В Харбине, намечая маршрут «ходки», со слов Ягупкина он запомнил названия населённых пунктов, повторением закрепил их в памяти — пятивёрстка была отпечатана ещё в царское время. Теперь приходилось на месте сверять сведения с натурой и Кузовчиков побаивался «засветиться».
В отрогах гольца Саранакан, в таёжной пади Ореховая, у крутолобой сопки — заимка. Памятная с Гражданской войны. Отсиживались в зимовье с Ягупкиным, покалеченным в деревне. Красные партизаны едва не прищучили тогда в землянке. В том глухом местечке Иван Спиридонович надеялся и теперь привести себя в порядок, отоспаться. В его уме стояла картинка прежнего укрытия: землянка ласточкиным гнездом прилепилась на краю взлобка. На вершинке седловины — сухие лиственницы и нагромождение валунов…

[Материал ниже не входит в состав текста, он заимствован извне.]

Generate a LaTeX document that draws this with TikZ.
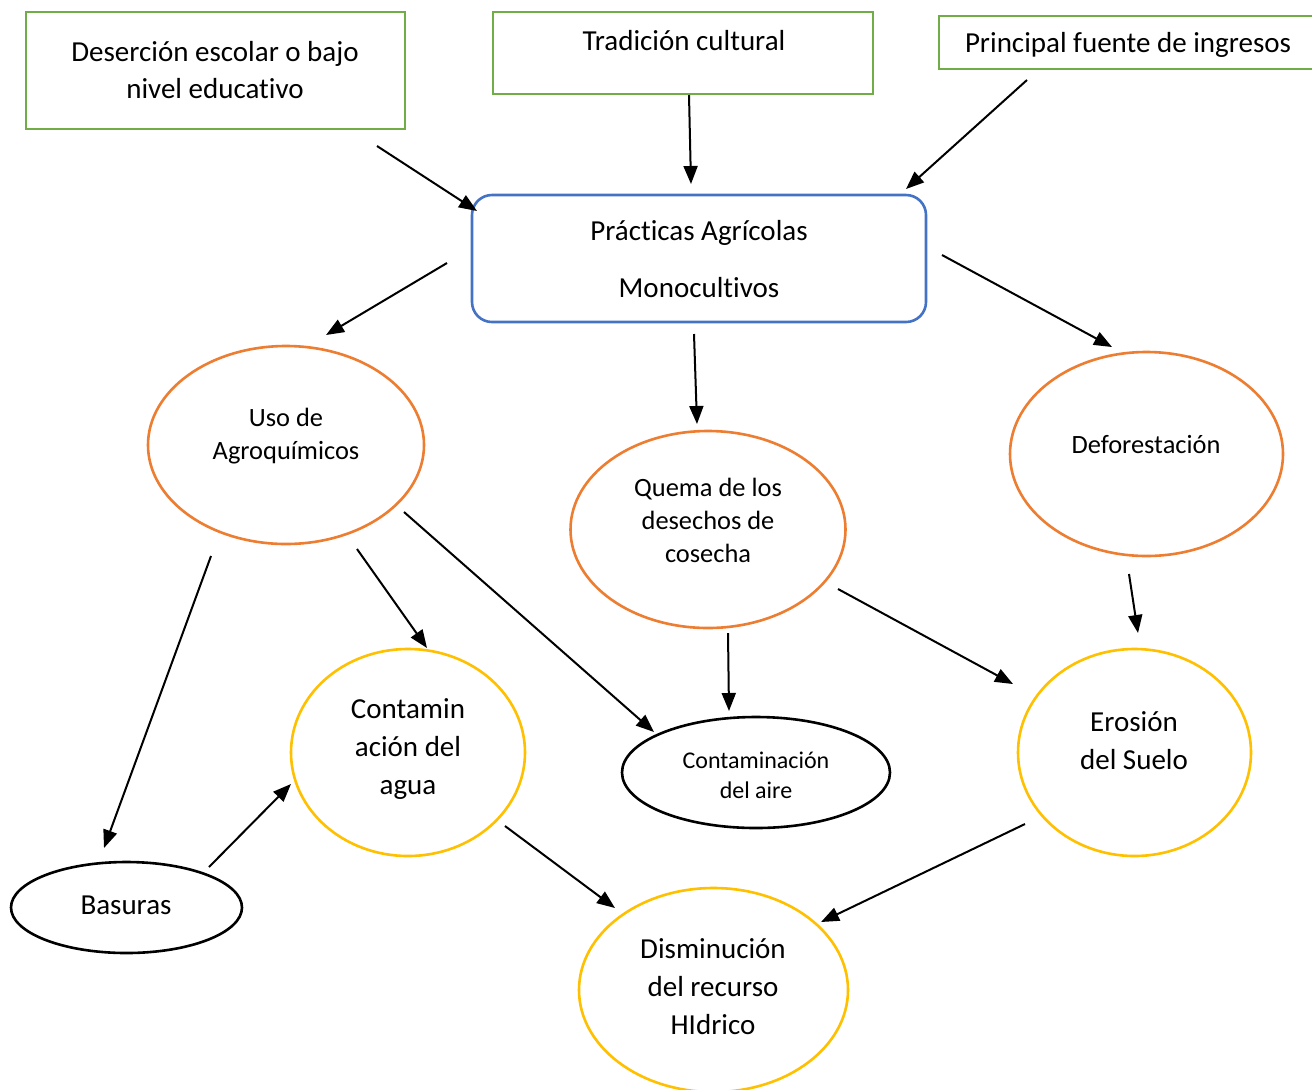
\documentclass[tikz,border=0pt]{standalone}
\usepackage{fontspec}
\setmainfont{Carlito}[Ligatures=NoCommon]
\usetikzlibrary{shapes.geometric,arrows.meta}
\definecolor{cgreen}{HTML}{70AD47}
\definecolor{cblue}{HTML}{4472C4}
\definecolor{corange}{HTML}{ED7D31}
\definecolor{cyellow}{HTML}{FFC000}
\tikzset{
  topbox/.style={draw=cgreen,line width=1.3pt,inner sep=0pt},
  mainbox/.style={draw=cblue,line width=1.3pt,rounded corners=10pt,inner sep=0pt},
  oval/.style={ellipse,line width=1.3pt,inner sep=0pt},
  big/.style={font=\fontsize{14.5}{18.5}\selectfont,align=center,inner sep=0pt},
  mid/.style={font=\fontsize{13.2}{16.6}\selectfont,align=center,inner sep=0pt},
  small/.style={font=\fontsize{12}{15}\selectfont,align=center,inner sep=0pt},
  arr/.style={-{Triangle[length=9pt,width=7pt]},line width=1pt,black}
}
\begin{document}
\begin{tikzpicture}[x=0.5pt,y=-0.5pt]
\useasboundingbox (0,0) rectangle (1312,1089);
\fill[white] (0,0) rectangle (1312,1089);

% top boxes
\node[topbox,minimum width=189.5pt,minimum height=58.5pt] (b1) at (215.5,70.5) {};
\node[big] (t1) at (215,70.5) {Deserción escolar o bajo\\nivel educativo};
\node[topbox,minimum width=190pt,minimum height=41pt] (b2) at (683,53) {};
\node[big] (t2) at (684,41) {Tradición cultural};
\node[topbox,minimum width=187pt,minimum height=26.5pt] (b3) at (1126,42.5) {};
\node[big] (t3) at (1128,45) {Principal fuente de ingresos};

% central box
\node[mainbox,minimum width=227pt,minimum height=63.5pt] (pa) at (699,258.5) {};
\node[font=\fontsize{14.5}{28.5}\selectfont,align=center,inner sep=0pt] (tpa) at (699,259.5) {Prácticas Agrícolas\\Monocultivos};

% ellipses
\node[oval,draw=corange,minimum width=138pt,minimum height=99pt] (uso) at (286,445) {};
\node[mid] (tuso) at (286,436) {Uso de\\Agroquímicos};
\node[oval,draw=corange,minimum width=137.5pt,minimum height=98.5pt] (que) at (708,529.5) {};
\node[mid] (tque) at (708,520.5) {Quema de los\\desechos de\\cosecha};
\node[oval,draw=corange,minimum width=136.5pt,minimum height=102pt] (def) at (1146.5,454) {};
\node[mid] (tdef) at (1146,445) {Deforestación};
\node[oval,draw=cyellow,minimum width=117pt,minimum height=103.5pt] (agua) at (408,752.5) {};
\node[big,font=\fontsize{14.5}{19}\selectfont] (tagua) at (408,749) {Contamin\\ación del\\agua};
\node[oval,draw=black,minimum width=134pt,minimum height=55.5pt] (aire) at (756,772.5) {};
\node[small] (taire) at (756,775) {Contaminación\\del aire};
\node[oval,draw=cyellow,minimum width=116.5pt,minimum height=103.5pt] (ero) at (1134.5,752.5) {};
\node[big,font=\fontsize{14.5}{19}\selectfont] (tero) at (1134,741) {Erosión\\del Suelo};
\node[oval,draw=black,minimum width=115.5pt,minimum height=45.5pt] (bas) at (126.5,907.5) {};
\node[big] (tbas) at (126,905) {Basuras};
\node[oval,draw=cyellow,minimum width=134.5pt,minimum height=102pt] (dis) at (713.5,990) {};
\node[big,font=\fontsize{14.5}{19}\selectfont] (tdis) at (713,987) {Disminución\\del recurso\\HIdrico};

% arrow end points
\coordinate (a1s) at (377,146);  \coordinate (a1e) at (477,211);
\coordinate (a2s) at (689,95);   \coordinate (a2e) at (691,184);
\coordinate (a3s) at (1027,80);  \coordinate (a3e) at (906,189);
\coordinate (a4s) at (447,263);  \coordinate (a4e) at (326,335);
\coordinate (a5s) at (694,334);  \coordinate (a5e) at (697,424);
\coordinate (a6s) at (942,255);  \coordinate (a6e) at (1112,347);
\coordinate (a7s) at (211,556);  \coordinate (a7e) at (104,848);
\coordinate (a8s) at (357,549);  \coordinate (a8e) at (427,648);
\coordinate (a9s) at (404,512);  \coordinate (a9e) at (654,732);
\coordinate (a10s) at (728,633); \coordinate (a10e) at (729,711);
\coordinate (a11s) at (838,589); \coordinate (a11e) at (1013,684);
\coordinate (a12s) at (1129,574);\coordinate (a12e) at (1138,633);
\coordinate (a13s) at (209,867); \coordinate (a13e) at (291,784);
\coordinate (a14s) at (505,826); \coordinate (a14e) at (615,908);
\coordinate (a15s) at (1025,824);\coordinate (a15e) at (821,922);

\draw[arr] (a1s) -- (a1e);
\draw[arr] (a2s) -- (a2e);
\draw[arr] (a3s) -- (a3e);
\draw[arr] (a4s) -- (a4e);
\draw[arr] (a5s) -- (a5e);
\draw[arr] (a6s) -- (a6e);
\draw[arr] (a7s) -- (a7e);
\draw[arr] (a8s) -- (a8e);
\draw[arr] (a9s) -- (a9e);
\draw[arr] (a10s) -- (a10e);
\draw[arr] (a11s) -- (a11e);
\draw[arr] (a12s) -- (a12e);
\draw[arr] (a13s) -- (a13e);
\draw[arr] (a14s) -- (a14e);
\draw[arr] (a15s) -- (a15e);
\end{tikzpicture}
\end{document}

На вторые сутки Кузовчиков выбрел охотничьей тропой к Бургени, каменистой пади. Уторённый тракт с промоинами и грязью. Сновали автомобили, тянулись тележные обозы с брёвнами. В глубь тайги — порожние. Он подсел на пустую телегу.
— Из Куналея, чё ли? — Молодка в мужском пиджаке, перетянутом по талии сыромятным ремешком, окинула Кузовчикова усмешливыми глазами.

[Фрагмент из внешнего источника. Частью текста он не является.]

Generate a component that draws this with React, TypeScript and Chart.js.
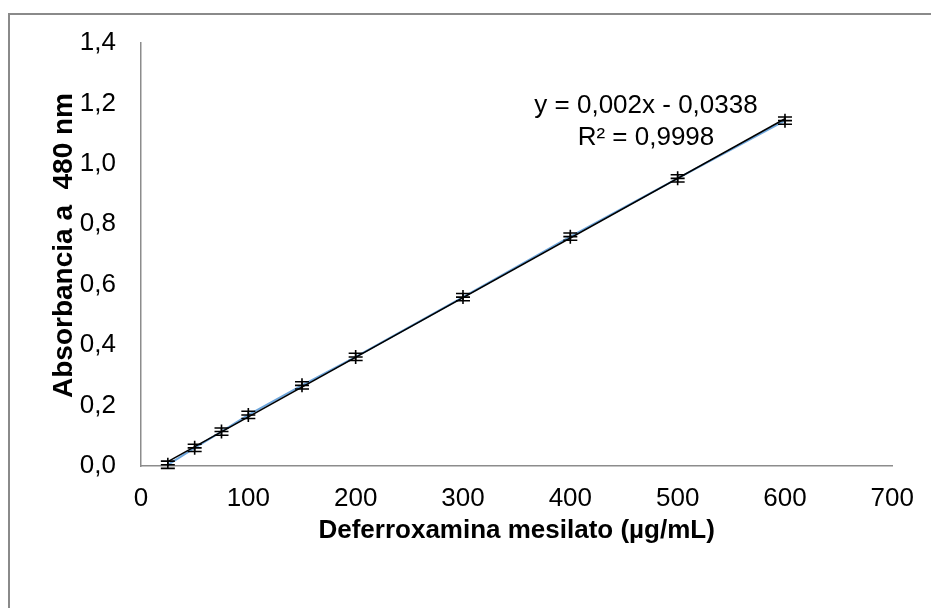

— Не-е. — Кузовчиков снял с плеч свой мешок, уложил рядом.
— Почё бородат? Молокан, чё ли?
— В тайге бритву посеял.
— Собрался на тот год две найти?
— Но-о…
Повозчица махала кнутом и лошадь проворнее заступала мохнатыми ногами.
— А я подумала: семейский.
Сбрить бороду было несообразно: половина лица окажется белой, незагорелой. Ещё приметнее. «Отбрешешься!» — успокаивал его Ягупкин в Харбине. И при встрече на явке агент может не признать его.
В другой обстановке Иван Спиридонович не преминул бы поволочиться за ядрёной бабёнкой, зазывно постреливающей карими глазами. А тут, пообещав наведаться в другой раз, спрыгнул на ходу, накинул лямки мешка на плечи, углубился в густой сосняк.